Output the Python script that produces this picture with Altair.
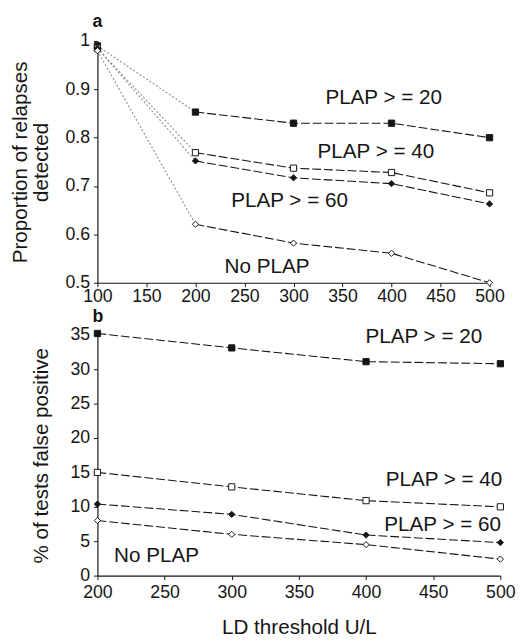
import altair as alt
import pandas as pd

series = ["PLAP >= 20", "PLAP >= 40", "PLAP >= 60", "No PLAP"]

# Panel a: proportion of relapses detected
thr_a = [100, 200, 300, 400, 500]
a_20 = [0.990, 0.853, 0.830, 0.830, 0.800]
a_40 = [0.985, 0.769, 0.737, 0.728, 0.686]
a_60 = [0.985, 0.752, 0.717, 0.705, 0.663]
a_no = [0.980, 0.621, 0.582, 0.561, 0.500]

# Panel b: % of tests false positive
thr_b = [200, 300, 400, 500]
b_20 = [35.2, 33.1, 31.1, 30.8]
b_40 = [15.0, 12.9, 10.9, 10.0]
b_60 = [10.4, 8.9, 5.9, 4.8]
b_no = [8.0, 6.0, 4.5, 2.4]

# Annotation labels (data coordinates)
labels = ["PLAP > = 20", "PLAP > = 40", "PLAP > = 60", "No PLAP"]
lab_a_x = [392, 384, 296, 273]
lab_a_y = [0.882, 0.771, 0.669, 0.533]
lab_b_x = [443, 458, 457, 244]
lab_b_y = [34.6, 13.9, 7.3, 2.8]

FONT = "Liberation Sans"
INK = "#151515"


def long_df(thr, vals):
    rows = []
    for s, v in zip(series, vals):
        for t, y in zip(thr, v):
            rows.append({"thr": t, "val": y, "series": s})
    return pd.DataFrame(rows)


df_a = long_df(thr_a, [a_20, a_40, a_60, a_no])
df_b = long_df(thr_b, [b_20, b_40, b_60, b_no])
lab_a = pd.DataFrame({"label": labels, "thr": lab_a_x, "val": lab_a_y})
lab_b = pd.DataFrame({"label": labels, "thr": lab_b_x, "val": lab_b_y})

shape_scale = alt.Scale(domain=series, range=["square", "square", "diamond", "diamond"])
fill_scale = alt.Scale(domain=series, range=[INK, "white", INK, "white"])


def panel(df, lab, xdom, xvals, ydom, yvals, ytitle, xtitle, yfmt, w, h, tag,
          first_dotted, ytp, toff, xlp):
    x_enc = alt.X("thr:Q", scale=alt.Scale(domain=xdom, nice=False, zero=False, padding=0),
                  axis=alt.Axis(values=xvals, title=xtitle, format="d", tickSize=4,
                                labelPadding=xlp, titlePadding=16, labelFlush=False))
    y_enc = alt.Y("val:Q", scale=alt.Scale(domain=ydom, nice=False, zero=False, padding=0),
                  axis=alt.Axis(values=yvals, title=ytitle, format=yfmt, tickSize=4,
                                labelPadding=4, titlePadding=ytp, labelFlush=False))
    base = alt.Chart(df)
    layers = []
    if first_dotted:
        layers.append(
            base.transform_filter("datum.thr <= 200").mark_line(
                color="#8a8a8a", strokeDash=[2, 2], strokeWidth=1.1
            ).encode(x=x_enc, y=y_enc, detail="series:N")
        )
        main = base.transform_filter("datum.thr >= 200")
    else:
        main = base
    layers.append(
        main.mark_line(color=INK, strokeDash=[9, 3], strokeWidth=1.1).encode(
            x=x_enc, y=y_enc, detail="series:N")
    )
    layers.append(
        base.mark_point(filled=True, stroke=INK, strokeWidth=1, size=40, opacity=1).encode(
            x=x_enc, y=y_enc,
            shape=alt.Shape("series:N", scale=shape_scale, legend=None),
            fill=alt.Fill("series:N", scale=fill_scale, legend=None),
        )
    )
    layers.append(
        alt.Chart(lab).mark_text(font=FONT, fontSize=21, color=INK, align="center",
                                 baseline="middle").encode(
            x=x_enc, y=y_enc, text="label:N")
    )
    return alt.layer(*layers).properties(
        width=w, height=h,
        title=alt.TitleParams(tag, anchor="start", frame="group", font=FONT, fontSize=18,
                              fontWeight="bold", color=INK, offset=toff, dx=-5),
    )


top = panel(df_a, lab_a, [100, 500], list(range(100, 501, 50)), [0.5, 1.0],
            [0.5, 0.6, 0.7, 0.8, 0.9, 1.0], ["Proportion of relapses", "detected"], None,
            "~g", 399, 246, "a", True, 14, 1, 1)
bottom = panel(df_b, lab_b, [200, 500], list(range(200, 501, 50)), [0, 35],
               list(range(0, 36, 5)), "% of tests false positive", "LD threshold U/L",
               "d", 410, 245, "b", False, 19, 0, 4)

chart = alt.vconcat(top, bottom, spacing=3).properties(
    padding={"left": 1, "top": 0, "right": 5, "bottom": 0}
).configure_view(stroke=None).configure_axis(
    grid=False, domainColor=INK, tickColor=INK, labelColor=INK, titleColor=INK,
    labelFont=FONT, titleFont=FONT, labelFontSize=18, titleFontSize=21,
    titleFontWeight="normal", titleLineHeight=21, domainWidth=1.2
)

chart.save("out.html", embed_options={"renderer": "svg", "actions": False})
○ ○ ○ ○
*Task to complete*
Restate the listing above word for word, and skip the pictures.

*Solution*
Output the Python script that produces this picture with Altair.
import altair as alt
import pandas as pd

series = ["PLAP >= 20", "PLAP >= 40", "PLAP >= 60", "No PLAP"]

# Panel a: proportion of relapses detected
thr_a = [100, 200, 300, 400, 500]
a_20 = [0.990, 0.853, 0.830, 0.830, 0.800]
a_40 = [0.985, 0.769, 0.737, 0.728, 0.686]
a_60 = [0.985, 0.752, 0.717, 0.705, 0.663]
a_no = [0.980, 0.621, 0.582, 0.561, 0.500]

# Panel b: % of tests false positive
thr_b = [200, 300, 400, 500]
b_20 = [35.2, 33.1, 31.1, 30.8]
b_40 = [15.0, 12.9, 10.9, 10.0]
b_60 = [10.4, 8.9, 5.9, 4.8]
b_no = [8.0, 6.0, 4.5, 2.4]

# Annotation labels (data coordinates)
labels = ["PLAP > = 20", "PLAP > = 40", "PLAP > = 60", "No PLAP"]
lab_a_x = [392, 384, 296, 273]
lab_a_y = [0.882, 0.771, 0.669, 0.533]
lab_b_x = [443, 458, 457, 244]
lab_b_y = [34.6, 13.9, 7.3, 2.8]

FONT = "Liberation Sans"
INK = "#151515"


def long_df(thr, vals):
    rows = []
    for s, v in zip(series, vals):
        for t, y in zip(thr, v):
            rows.append({"thr": t, "val": y, "series": s})
    return pd.DataFrame(rows)


df_a = long_df(thr_a, [a_20, a_40, a_60, a_no])
df_b = long_df(thr_b, [b_20, b_40, b_60, b_no])
lab_a = pd.DataFrame({"label": labels, "thr": lab_a_x, "val": lab_a_y})
lab_b = pd.DataFrame({"label": labels, "thr": lab_b_x, "val": lab_b_y})

shape_scale = alt.Scale(domain=series, range=["square", "square", "diamond", "diamond"])
fill_scale = alt.Scale(domain=series, range=[INK, "white", INK, "white"])


def panel(df, lab, xdom, xvals, ydom, yvals, ytitle, xtitle, yfmt, w, h, tag,
          first_dotted, ytp, toff, xlp):
    x_enc = alt.X("thr:Q", scale=alt.Scale(domain=xdom, nice=False, zero=False, padding=0),
                  axis=alt.Axis(values=xvals, title=xtitle, format="d", tickSize=4,
                                labelPadding=xlp, titlePadding=16, labelFlush=False))
    y_enc = alt.Y("val:Q", scale=alt.Scale(domain=ydom, nice=False, zero=False, padding=0),
                  axis=alt.Axis(values=yvals, title=ytitle, format=yfmt, tickSize=4,
                                labelPadding=4, titlePadding=ytp, labelFlush=False))
    base = alt.Chart(df)
    layers = []
    if first_dotted:
        layers.append(
            base.transform_filter("datum.thr <= 200").mark_line(
                color="#8a8a8a", strokeDash=[2, 2], strokeWidth=1.1
            ).encode(x=x_enc, y=y_enc, detail="series:N")
        )
        main = base.transform_filter("datum.thr >= 200")
    else:
        main = base
    layers.append(
        main.mark_line(color=INK, strokeDash=[9, 3], strokeWidth=1.1).encode(
            x=x_enc, y=y_enc, detail="series:N")
    )
    layers.append(
        base.mark_point(filled=True, stroke=INK, strokeWidth=1, size=40, opacity=1).encode(
            x=x_enc, y=y_enc,
            shape=alt.Shape("series:N", scale=shape_scale, legend=None),
            fill=alt.Fill("series:N", scale=fill_scale, legend=None),
        )
    )
    layers.append(
        alt.Chart(lab).mark_text(font=FONT, fontSize=21, color=INK, align="center",
                                 baseline="middle").encode(
            x=x_enc, y=y_enc, text="label:N")
    )
    return alt.layer(*layers).properties(
        width=w, height=h,
        title=alt.TitleParams(tag, anchor="start", frame="group", font=FONT, fontSize=18,
                              fontWeight="bold", color=INK, offset=toff, dx=-5),
    )


top = panel(df_a, lab_a, [100, 500], list(range(100, 501, 50)), [0.5, 1.0],
            [0.5, 0.6, 0.7, 0.8, 0.9, 1.0], ["Proportion of relapses", "detected"], None,
            "~g", 399, 246, "a", True, 14, 1, 1)
bottom = panel(df_b, lab_b, [200, 500], list(range(200, 501, 50)), [0, 35],
               list(range(0, 36, 5)), "% of tests false positive", "LD threshold U/L",
               "d", 410, 245, "b", False, 19, 0, 4)

chart = alt.vconcat(top, bottom, spacing=3).properties(
    padding={"left": 1, "top": 0, "right": 5, "bottom": 0}
).configure_view(stroke=None).configure_axis(
    grid=False, domainColor=INK, tickColor=INK, labelColor=INK, titleColor=INK,
    labelFont=FONT, titleFont=FONT, labelFontSize=18, titleFontSize=21,
    titleFontWeight="normal", titleLineHeight=21, domainWidth=1.2
)

chart.save("out.html", embed_options={"renderer": "svg", "actions": False})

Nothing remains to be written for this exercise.